Weigel

Media Rediscovers Existence of Crazy Libertarian Ideas

Two years ago, Brian Doherty wrote a long, smart take for Reason about the Seasteading Institute – dreamed up by Milton Friedman’s grandson, a plan to build small societies in the sea where they wouldn’t be subject to international laws.

Friedman is no longer with Google. He is president of something called the Seasteading Institute. He thinks he has a feasible plan to accomplish something neither his father nor his grandfather managed, for all their inspiration to him and hundreds of thousands of others: actually creating a libertarian society. Even if it’s a small, floating one. “I would be sad if it doesn’t happen in my lifetime,” Friedman says. “But even looking at optimistic scenarios, I can see it will take several decades before I can say I really changed the world.”

Again: Two years ago. And 10 months ago, Jacob Weisberg wrote about Seasteading, too. So why is there such a frenzy about a new story pointing out what Seasteading is, and that Peter Thiel has given Friedman $1.25 million? We knew that factoid already.

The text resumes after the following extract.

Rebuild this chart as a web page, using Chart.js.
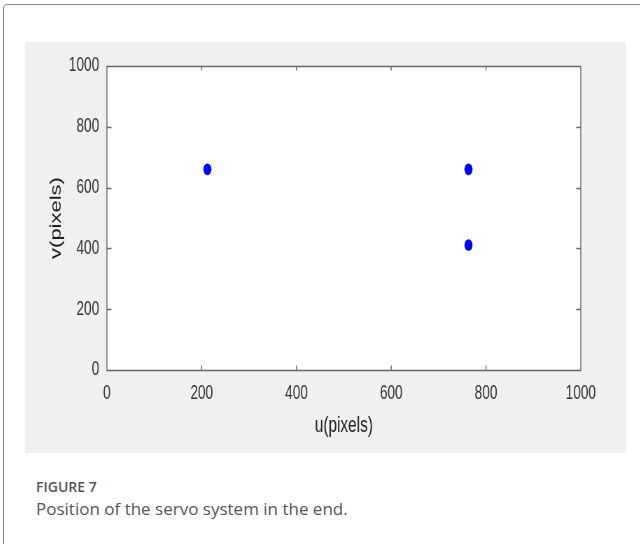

My theory is that the persistance of Ron Paul and other libertarians in the current political debate means that liberals are more interested than they have been before in making fun of libertarians. This desire outmatches the desire to find out the details of the thing being made fun of. The fact that this is the third annual Seasteading news cycle suggests that Seasteading isn’t actually catching on yet. (It took the Free State Project roughly a decade to have a winning political influence in New Hampshire, but it’s still only around 5 percent of the way toward its population target.)

I look forward to the next “Hey, have you heard about these crazy libertarian islands?” story in 2012.